■ DATA LINES
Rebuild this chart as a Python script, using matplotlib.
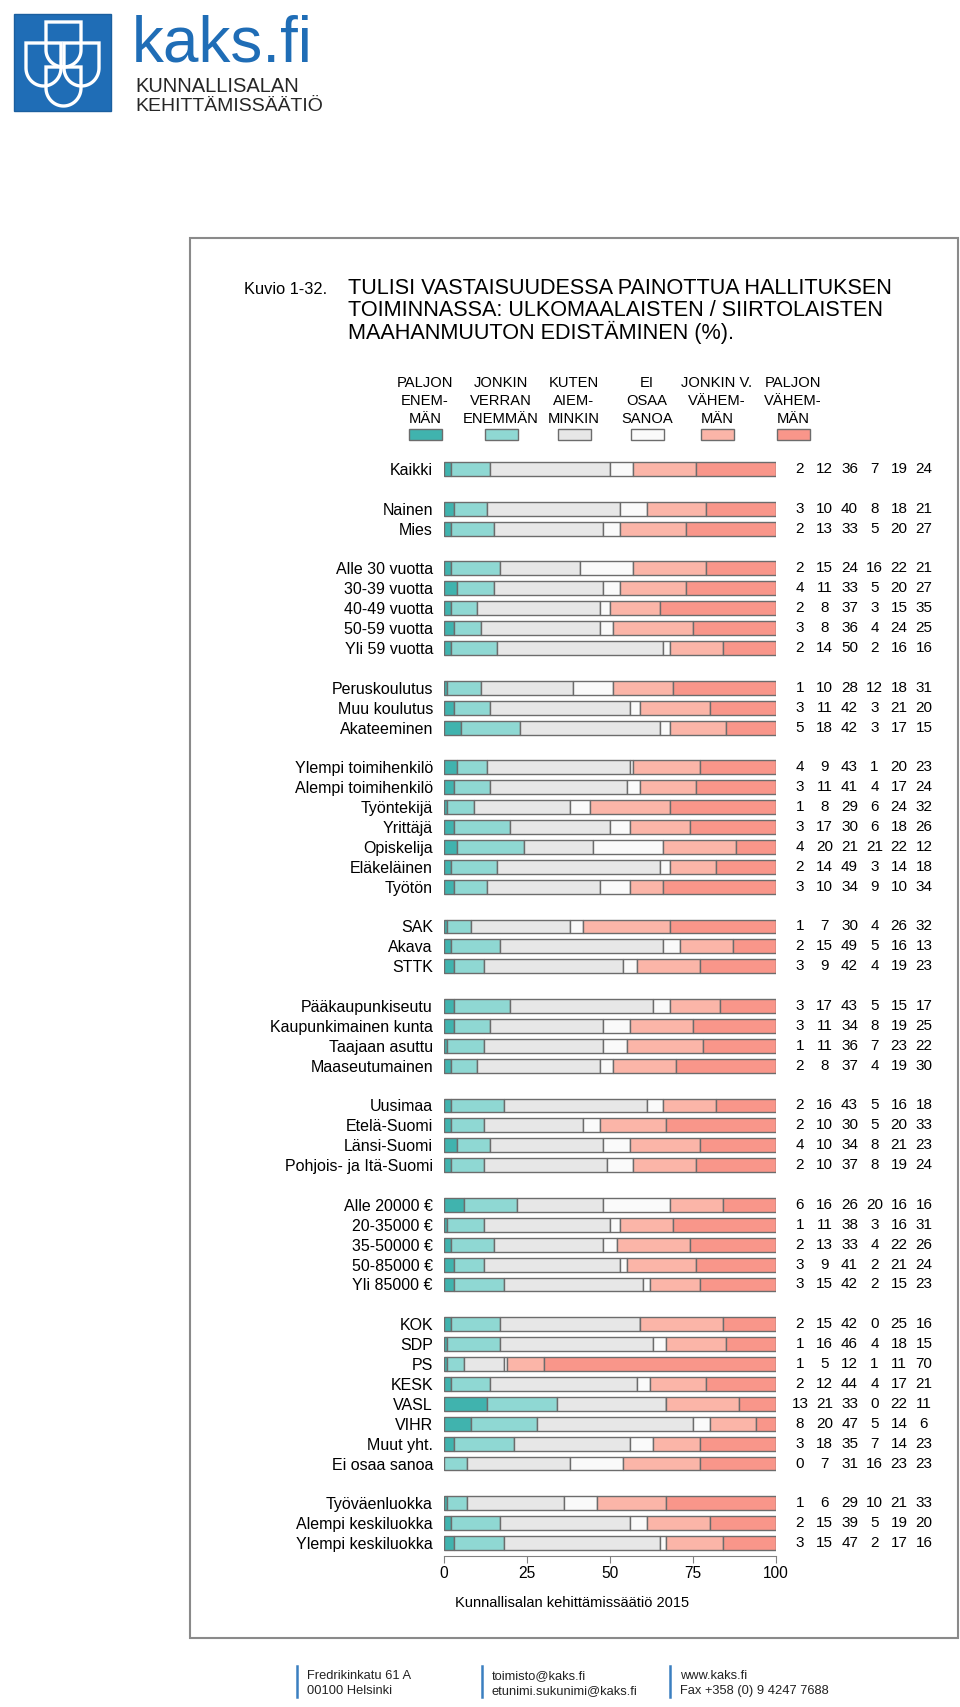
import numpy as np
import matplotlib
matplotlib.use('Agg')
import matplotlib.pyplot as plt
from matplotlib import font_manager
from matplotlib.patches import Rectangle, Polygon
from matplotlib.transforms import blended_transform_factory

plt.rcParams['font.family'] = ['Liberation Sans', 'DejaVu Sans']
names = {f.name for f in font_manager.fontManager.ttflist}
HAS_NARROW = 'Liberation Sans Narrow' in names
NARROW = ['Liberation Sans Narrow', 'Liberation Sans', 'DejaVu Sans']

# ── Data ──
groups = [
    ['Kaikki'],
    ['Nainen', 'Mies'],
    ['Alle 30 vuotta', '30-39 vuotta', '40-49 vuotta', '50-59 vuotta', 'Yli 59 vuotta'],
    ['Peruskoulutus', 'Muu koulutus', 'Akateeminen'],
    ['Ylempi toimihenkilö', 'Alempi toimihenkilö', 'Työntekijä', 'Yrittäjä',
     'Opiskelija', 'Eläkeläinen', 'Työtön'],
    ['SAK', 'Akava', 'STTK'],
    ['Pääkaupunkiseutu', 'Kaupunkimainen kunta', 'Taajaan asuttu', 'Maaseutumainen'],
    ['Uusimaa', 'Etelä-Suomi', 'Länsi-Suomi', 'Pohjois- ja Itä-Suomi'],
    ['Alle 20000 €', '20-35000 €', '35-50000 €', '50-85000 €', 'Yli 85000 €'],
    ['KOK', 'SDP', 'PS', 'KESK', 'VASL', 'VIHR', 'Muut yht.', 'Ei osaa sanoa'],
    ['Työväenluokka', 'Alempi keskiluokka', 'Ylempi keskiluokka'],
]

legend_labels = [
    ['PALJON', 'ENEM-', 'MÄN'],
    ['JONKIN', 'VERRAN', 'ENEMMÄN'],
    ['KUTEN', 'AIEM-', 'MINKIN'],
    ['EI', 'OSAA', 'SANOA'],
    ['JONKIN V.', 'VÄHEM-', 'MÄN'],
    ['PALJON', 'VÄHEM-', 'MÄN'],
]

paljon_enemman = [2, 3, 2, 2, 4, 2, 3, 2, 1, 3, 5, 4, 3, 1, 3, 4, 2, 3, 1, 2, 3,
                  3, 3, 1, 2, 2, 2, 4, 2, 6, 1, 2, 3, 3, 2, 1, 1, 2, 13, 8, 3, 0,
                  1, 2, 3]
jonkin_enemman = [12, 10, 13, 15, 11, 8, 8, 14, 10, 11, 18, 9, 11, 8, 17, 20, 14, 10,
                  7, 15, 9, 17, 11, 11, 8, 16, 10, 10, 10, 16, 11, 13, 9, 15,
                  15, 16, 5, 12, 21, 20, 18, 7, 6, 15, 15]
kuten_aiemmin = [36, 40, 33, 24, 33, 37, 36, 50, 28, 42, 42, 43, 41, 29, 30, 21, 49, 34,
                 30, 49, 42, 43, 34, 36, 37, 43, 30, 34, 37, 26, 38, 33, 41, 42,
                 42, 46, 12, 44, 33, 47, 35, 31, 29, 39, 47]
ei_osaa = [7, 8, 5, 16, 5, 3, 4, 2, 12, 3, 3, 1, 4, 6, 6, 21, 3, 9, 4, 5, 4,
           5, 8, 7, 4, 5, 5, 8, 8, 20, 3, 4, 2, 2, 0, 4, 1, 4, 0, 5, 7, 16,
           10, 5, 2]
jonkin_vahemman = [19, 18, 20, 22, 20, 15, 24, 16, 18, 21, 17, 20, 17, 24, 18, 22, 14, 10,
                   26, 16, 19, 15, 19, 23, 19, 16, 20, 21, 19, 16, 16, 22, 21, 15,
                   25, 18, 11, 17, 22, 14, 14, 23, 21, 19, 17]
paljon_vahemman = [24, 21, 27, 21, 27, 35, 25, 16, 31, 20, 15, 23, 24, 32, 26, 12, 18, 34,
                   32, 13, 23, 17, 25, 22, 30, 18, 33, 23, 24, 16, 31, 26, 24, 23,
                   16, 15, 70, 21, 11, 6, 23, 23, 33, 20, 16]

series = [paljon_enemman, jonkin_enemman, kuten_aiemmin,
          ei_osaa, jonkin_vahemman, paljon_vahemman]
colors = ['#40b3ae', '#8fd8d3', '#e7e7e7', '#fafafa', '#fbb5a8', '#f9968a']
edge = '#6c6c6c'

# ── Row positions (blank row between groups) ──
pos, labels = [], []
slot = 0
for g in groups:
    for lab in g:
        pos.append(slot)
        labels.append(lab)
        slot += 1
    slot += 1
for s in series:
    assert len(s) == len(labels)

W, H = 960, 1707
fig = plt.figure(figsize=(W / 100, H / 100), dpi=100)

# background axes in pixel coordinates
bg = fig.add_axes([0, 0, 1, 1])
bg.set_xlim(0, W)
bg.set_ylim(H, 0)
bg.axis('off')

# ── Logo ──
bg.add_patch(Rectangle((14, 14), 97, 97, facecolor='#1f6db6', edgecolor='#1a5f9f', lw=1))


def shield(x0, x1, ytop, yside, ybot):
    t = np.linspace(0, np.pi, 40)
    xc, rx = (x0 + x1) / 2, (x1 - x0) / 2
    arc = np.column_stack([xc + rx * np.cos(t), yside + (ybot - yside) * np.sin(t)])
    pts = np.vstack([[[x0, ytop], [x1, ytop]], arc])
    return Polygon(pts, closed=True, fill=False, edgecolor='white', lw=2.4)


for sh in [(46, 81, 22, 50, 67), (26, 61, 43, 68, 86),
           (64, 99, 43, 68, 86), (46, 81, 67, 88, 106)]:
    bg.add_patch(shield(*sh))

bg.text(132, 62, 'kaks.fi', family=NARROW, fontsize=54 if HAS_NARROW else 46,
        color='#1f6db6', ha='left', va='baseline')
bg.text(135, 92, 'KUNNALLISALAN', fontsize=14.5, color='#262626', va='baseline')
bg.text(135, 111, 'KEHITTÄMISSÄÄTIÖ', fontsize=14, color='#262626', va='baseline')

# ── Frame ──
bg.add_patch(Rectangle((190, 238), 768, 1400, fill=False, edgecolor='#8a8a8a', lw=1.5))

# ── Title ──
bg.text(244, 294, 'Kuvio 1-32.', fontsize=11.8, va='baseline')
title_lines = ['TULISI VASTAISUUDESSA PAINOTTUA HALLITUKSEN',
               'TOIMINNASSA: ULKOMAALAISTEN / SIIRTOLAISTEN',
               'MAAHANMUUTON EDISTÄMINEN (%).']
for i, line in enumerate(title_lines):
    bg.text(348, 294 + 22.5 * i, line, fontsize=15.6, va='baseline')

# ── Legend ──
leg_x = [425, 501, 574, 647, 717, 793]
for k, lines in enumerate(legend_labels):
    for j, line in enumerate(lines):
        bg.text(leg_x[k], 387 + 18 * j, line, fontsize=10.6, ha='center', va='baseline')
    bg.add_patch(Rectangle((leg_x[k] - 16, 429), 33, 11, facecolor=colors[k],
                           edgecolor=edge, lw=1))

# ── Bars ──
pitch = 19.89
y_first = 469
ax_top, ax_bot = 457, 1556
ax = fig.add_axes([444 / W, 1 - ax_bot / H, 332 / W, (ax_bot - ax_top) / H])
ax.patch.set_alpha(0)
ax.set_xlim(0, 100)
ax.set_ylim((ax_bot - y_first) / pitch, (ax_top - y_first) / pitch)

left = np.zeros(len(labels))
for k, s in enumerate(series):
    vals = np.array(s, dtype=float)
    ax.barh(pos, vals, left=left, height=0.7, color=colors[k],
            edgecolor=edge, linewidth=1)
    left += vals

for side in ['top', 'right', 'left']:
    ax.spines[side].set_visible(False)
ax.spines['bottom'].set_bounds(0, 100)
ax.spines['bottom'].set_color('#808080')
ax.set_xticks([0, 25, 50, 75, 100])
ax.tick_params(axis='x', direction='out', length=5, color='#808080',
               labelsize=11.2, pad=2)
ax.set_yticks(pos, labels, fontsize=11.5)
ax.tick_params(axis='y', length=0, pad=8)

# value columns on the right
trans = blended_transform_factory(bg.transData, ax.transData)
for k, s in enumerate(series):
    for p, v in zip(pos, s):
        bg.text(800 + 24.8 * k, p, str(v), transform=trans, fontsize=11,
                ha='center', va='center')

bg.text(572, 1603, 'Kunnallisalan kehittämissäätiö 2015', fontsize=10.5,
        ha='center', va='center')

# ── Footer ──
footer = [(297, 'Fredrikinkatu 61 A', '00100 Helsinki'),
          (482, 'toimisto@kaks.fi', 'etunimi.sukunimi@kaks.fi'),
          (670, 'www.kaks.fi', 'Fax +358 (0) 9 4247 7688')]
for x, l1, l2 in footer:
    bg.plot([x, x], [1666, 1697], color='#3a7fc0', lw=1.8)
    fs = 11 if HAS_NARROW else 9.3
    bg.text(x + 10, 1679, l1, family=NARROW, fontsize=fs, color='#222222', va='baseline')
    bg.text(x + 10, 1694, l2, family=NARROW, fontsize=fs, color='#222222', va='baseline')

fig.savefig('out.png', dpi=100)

■ WHAT THE TASK ASKS
Write out each line of the listing above, exactly, from its first line to the line holding "NARROW = ['Liberation", inclusive. Skip the pictures.

■ WRITTEN ANSWER
Rebuild this chart as a Python script, using matplotlib.
import numpy as np
import matplotlib
matplotlib.use('Agg')
import matplotlib.pyplot as plt
from matplotlib import font_manager
from matplotlib.patches import Rectangle, Polygon
from matplotlib.transforms import blended_transform_factory

plt.rcParams['font.family'] = ['Liberation Sans', 'DejaVu Sans']
names = {f.name for f in font_manager.fontManager.ttflist}
HAS_NARROW = 'Liberation Sans Narrow' in names
NARROW = ['Liberation Sans Narrow', 'Liberation Sans', 'DejaVu Sans']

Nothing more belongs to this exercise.